**Information given**
════════
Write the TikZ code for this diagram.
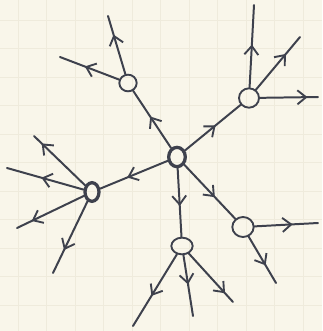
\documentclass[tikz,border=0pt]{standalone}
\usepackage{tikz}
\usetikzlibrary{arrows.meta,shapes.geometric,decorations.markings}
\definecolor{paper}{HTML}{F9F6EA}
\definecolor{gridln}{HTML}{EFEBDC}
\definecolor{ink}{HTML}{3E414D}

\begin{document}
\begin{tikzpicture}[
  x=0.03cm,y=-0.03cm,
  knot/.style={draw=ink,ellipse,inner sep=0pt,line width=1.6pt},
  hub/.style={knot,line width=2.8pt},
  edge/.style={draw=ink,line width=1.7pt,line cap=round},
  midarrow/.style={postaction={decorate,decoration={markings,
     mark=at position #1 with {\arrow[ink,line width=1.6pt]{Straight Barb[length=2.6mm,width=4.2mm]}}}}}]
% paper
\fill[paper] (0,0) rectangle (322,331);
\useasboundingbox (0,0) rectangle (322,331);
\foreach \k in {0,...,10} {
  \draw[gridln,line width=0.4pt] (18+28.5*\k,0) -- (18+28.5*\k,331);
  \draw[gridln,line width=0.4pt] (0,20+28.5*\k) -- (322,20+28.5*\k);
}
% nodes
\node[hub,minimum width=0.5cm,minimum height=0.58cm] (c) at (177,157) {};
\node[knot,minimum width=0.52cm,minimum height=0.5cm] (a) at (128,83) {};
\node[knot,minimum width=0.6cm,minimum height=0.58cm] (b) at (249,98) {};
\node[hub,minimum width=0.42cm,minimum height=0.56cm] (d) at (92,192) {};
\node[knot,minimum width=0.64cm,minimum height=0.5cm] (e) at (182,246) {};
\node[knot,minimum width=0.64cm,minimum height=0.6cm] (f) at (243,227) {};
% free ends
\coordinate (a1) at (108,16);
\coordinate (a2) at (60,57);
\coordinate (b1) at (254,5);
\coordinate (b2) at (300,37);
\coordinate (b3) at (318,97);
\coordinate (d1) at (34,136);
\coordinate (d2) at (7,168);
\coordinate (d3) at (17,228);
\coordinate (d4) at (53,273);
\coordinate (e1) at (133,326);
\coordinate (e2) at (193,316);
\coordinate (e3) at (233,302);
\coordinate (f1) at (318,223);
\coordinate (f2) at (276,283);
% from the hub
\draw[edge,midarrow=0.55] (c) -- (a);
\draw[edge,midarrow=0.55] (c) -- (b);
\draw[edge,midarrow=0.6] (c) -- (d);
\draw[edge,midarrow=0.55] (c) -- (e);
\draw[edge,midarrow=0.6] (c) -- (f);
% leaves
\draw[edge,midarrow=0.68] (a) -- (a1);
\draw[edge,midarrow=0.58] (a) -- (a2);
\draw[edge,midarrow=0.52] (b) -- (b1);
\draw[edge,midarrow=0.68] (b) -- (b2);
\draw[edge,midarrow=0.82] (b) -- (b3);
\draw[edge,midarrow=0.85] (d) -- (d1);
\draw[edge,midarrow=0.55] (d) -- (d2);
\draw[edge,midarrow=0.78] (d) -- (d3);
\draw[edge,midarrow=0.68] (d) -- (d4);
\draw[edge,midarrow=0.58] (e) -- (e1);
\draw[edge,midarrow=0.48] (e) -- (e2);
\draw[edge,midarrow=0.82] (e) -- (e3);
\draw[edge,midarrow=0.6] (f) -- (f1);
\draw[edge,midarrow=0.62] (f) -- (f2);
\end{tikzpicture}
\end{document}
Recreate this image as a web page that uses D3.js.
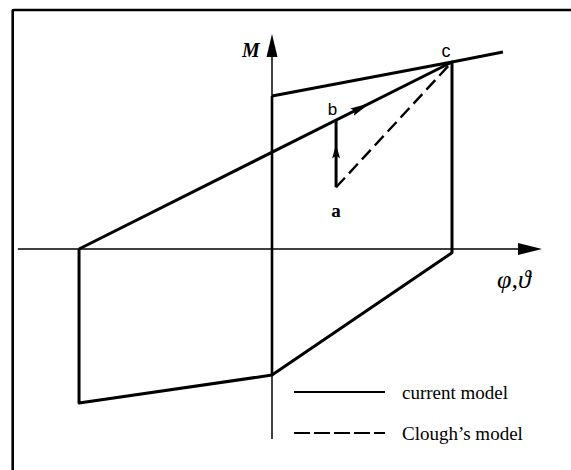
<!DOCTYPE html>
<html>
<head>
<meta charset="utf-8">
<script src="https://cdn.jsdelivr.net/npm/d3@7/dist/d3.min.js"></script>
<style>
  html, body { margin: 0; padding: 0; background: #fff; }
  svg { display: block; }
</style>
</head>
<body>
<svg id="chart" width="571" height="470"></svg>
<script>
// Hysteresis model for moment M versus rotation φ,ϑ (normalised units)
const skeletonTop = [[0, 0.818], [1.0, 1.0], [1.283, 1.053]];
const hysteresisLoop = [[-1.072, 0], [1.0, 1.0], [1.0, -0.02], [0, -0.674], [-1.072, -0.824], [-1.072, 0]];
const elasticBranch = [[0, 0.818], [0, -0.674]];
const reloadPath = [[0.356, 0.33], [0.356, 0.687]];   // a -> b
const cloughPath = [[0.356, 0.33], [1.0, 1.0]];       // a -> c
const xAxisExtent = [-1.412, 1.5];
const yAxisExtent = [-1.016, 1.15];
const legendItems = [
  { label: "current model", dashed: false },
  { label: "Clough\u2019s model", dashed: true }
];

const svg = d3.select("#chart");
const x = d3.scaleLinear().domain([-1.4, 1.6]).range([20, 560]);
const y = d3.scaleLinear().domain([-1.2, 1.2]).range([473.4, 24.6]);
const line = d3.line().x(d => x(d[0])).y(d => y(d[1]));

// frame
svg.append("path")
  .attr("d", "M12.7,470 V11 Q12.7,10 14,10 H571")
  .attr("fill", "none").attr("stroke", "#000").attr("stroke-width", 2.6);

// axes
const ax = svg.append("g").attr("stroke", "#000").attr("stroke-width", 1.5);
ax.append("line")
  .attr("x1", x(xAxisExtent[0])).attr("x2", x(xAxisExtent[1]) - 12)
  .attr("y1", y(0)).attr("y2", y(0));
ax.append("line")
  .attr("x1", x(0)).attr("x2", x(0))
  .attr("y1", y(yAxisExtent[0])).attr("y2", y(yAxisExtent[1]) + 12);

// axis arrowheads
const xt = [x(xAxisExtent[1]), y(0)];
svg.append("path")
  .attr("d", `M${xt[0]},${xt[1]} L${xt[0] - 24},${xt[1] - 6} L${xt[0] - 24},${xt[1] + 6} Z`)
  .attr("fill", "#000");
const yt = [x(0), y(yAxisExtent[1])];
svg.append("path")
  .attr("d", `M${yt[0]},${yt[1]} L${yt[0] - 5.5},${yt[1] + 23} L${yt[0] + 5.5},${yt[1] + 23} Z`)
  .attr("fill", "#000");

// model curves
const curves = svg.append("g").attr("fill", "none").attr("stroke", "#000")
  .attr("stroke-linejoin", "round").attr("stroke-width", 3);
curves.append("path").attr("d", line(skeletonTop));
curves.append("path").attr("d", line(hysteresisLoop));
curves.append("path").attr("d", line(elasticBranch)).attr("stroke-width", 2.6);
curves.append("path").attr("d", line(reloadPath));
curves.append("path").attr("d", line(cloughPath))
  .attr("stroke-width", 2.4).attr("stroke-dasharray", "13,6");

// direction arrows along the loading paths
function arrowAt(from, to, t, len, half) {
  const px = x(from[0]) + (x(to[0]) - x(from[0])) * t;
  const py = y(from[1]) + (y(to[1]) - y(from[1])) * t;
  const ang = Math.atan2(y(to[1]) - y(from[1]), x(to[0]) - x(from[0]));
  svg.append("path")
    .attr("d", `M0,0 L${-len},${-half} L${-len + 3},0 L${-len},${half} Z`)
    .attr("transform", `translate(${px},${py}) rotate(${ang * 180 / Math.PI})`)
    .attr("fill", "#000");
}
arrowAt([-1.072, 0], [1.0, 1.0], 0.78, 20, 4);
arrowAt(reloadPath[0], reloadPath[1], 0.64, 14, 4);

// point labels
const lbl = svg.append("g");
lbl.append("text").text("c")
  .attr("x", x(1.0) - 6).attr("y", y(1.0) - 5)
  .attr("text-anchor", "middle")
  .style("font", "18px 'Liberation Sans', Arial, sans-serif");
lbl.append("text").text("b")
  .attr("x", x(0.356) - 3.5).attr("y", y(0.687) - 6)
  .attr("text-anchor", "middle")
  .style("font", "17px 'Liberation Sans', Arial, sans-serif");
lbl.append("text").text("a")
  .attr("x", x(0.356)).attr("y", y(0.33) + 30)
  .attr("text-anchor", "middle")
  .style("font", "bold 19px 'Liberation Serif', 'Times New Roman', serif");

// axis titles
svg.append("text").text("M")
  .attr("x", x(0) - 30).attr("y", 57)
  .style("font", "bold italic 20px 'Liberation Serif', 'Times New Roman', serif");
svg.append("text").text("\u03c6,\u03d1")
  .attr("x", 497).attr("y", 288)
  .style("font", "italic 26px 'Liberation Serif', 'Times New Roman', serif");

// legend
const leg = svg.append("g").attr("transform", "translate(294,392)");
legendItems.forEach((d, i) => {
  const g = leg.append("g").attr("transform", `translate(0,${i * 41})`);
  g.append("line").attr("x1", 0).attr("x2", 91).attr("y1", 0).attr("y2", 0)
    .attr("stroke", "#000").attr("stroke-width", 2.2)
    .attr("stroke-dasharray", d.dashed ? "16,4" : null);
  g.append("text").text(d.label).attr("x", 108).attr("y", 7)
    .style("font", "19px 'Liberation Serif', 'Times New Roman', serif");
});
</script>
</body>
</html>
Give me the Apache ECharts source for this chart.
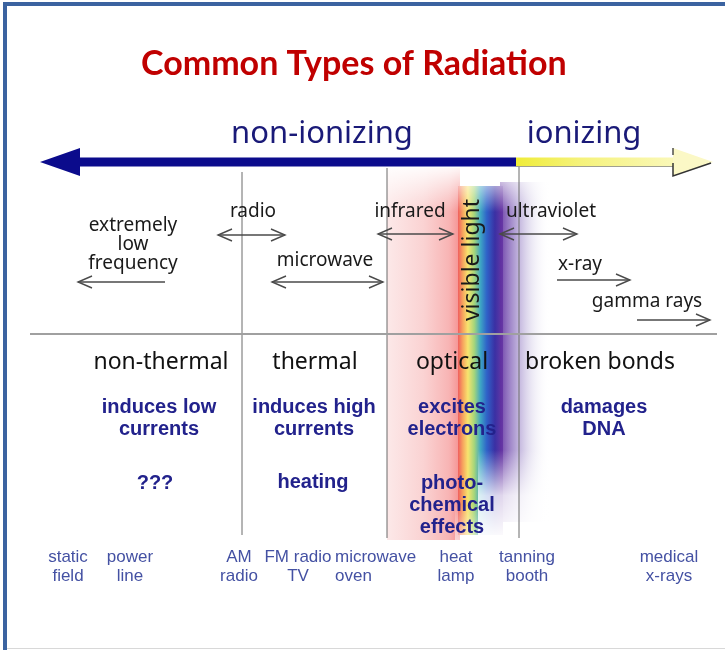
════════
Lines holding the word "this" in the entries above are the ones to pull out. Copy them all.

Write the TikZ code for this diagram.
Recreate this image as a web page that uses D3.js.
Give me the Apache ECharts source for this chart.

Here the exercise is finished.